Other awards in his distinguished career include the television Pulitzer, the DuPont from Columbia University, five Overseas Press Club Awards, several Edward R. Murrow awards, a Hugo gold medal for a documentary on Israel which he shared with other NBC staffers, and an award from the Royal Society of television in Britain. His previous books include The List, Walking Israel, and Breaking News. Martin won a prestigious National Jewish Book Award for Breaking News.
Today, he serves as an NBC News Special Correspondent. Fletcher and his wife and family live in Israel and the U.S.
Thursday, November 21, 7:30 p.m. Giller Prize Finalist, Nancy Richler, The Imposter Bride
Nancy Richler’s short fiction has been published in various American and Canadian literary journals. Her first novel,
Throwaway Angels, was published in 1996 and was short-listed for the 1997 Arthur Ellis Award for Best First Crime Novel. Her second novel, Your Mouth Is Lovely, won the 2003 Canadian Jewish Book Award for fiction and Italy’s 2004 Adei-Wizo Prize. It has been translated into seven languages.

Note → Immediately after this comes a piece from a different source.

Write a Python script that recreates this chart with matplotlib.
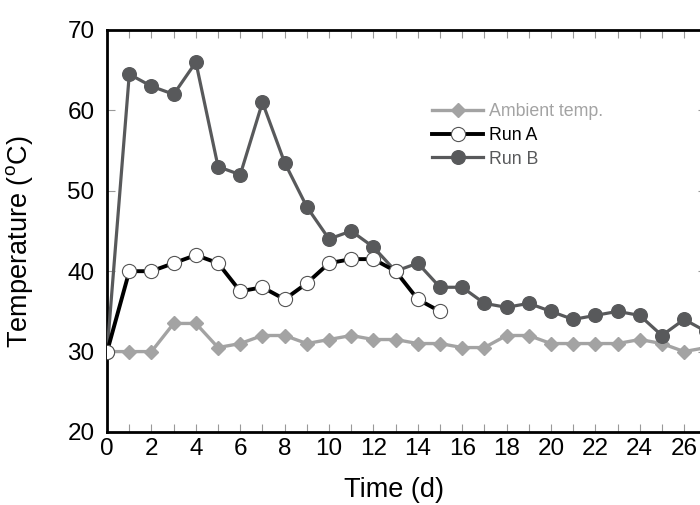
import matplotlib

matplotlib.use("Agg")
import matplotlib.pyplot as plt
import numpy as np
from matplotlib.ticker import MultipleLocator, FuncFormatter

plt.rcParams["font.family"] = ["Liberation Sans", "DejaVu Sans"]
plt.rcParams["mathtext.fontset"] = "custom"
plt.rcParams["mathtext.rm"] = "Liberation Sans"

# ── data (day, temperature in oC) ──
days = np.arange(0, 28)
ambient = [30, 30, 30, 33.5, 33.5, 30.5, 31, 32, 32, 31, 31.5, 32, 31.5, 31.5,
           31, 31, 30.5, 30.5, 32, 32, 31, 31, 31, 31, 31.5, 31, 30, 30.5]
run_a_days = np.arange(0, 16)
run_a = [30, 40, 40, 41, 42, 41, 37.5, 38, 36.5, 38.5, 41, 41.5, 41.5, 40,
         36.5, 35]
run_b = [30, 64.5, 63, 62, 66, 53, 52, 61, 53.5, 48, 44, 45, 43, 40, 41, 38,
         38, 36, 35.5, 36, 35, 34, 34.5, 35, 34.5, 32, 34, 32.5]

C_AMB = "#a3a3a3"
C_B = "#58595b"

fig = plt.figure(figsize=(7.0, 5.05), dpi=100)
# axes runs slightly past the right edge, as in the cropped original
ax = fig.add_axes([0.153, 0.1446, 0.856, 0.796])

ax.plot(days, ambient, color=C_AMB, lw=2.4, marker="D", ms=6.8,
        mfc=C_AMB, mec=C_AMB, zorder=2, label="Ambient temp.")
ax.plot(days, run_b, color=C_B, lw=2.3, marker="o", ms=9.8,
        mfc=C_B, mec=C_B, zorder=3, label="Run B")
ax.plot(run_a_days, run_a, color="black", lw=2.8, marker="o", ms=10.2,
        mfc="white", mec="#555555", mew=0.8, zorder=4, label="Run A")

ax.set_xlim(0, 27)
ax.set_ylim(20, 70)
ax.xaxis.set_major_locator(MultipleLocator(1))
ax.xaxis.set_major_formatter(
    FuncFormatter(lambda v, _: f"{int(v)}" if int(v) % 2 == 0 else ""))
ax.yaxis.set_major_locator(MultipleLocator(10))

ax.tick_params(axis="both", direction="in", length=6, width=0.8,
               color="#999999", labelsize=17.5, top=True, right=True)
ax.tick_params(axis="x", pad=4)
ax.tick_params(axis="y", pad=9)

for sp in ax.spines.values():
    sp.set_linewidth(2.0)
    sp.set_color("black")

ax.set_xlabel("Time (d)", fontsize=19.5)
ax.set_ylabel(r"Temperature ($^{\mathrm{o}}$C)", fontsize=19.5)
ax.xaxis.set_label_coords(0.479, -0.112)
ax.yaxis.set_label_coords(-0.12, 0.473)

handles, labels = ax.get_legend_handles_labels()
order = [0, 2, 1]
leg = ax.legend([handles[i] for i in order], [labels[i] for i in order],
                loc="upper left", bbox_to_anchor=(0.53, 0.835),
                frameon=False, fontsize=12.8, handlelength=2.9,
                handletextpad=0.34, labelspacing=0.37, borderaxespad=0)
for txt, col in zip(leg.get_texts(), [C_AMB, "black", C_B]):
    txt.set_color(col)

fig.savefig("out.png", dpi=100)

Her most recent Novel, The Imposter Bride, is the 2013 Canadian Jewish Book Award winner for Fiction, was short-listed for the 2012 Giller Prize, was one of the Globe and Mail Best Books of the Year and an Editor’s Choice book in the New York Times Book Review. Born in Montreal, Nancy Richler lived for many years in Vancouver but has recently returned to Montreal where she lives with her partner Vicki and dog Bella. Visit her website www.nancyrichler.com or read this Q&A featured in Maclean's magazine for more details.
Saturday, November 23, 8:00 p.m. Israel Brass Quintet
The Israel Brass Quintet, founded in 1998, is comprised of five professional musicians who are graduates of the finest schools in Israel. All of the musicians have served either in the Israeli Defense Forces (IDF) Army Band or the Israeli Air Force Band as soloists and musical arrangers. Yuval Shapiro, trumpet, is principal trumpet with the Israel Camerata in Jerusalem. Yaron Herring, trombone, performs with the Israel Philharmonic Orchestra. Guy Sarig, trumpet, plays with the Netanya Kibbutz Chamber Orchestra. Avital Handler, tuba, has been the principal tuba player in the Rishon L’Zion Symphony Orchestra since 2000. Barak Yeivin, French horn, performs with Rishon L’Zion Symphony Orchestra as well as conducting the Ariel Chamber Orchestra. Not only do these five musicians have an outstanding repertoire ranging from Monteverdi to popular Israeli tunes – they do it all with a sense of humour. Never has the brass been so much fun!!
Sunday, November 24, 1:00 p.m. The Magic of Brass: A Family Chanukah Concert
Fasten your seatbelts, pay close attention, and take a deep breath as you take off on a thrilling journey through the history of music. You will witness battles and ritual rites, visit kings castles and palaces, participate in ceremonies and balls and even feast with knights. You will accompany hunters in thick forests, cross continents and kingdoms, experience many surprises. What was the first musical instrument? How did pre-historic man use it? Through easy and entertaining explanations, you will understand the origin of the brass instruments – trumpet, French horn, trombone, and tuba; you will gain insight into why these instruments appear in the last row of the symphony orchestra! This concert is recognized by the Israeli Ministry of Education for promoting culture in schools. Suitable for all ages from pre-schoolers to senior citizens. Chanukah songs included! This concert is interactive – you have been warned!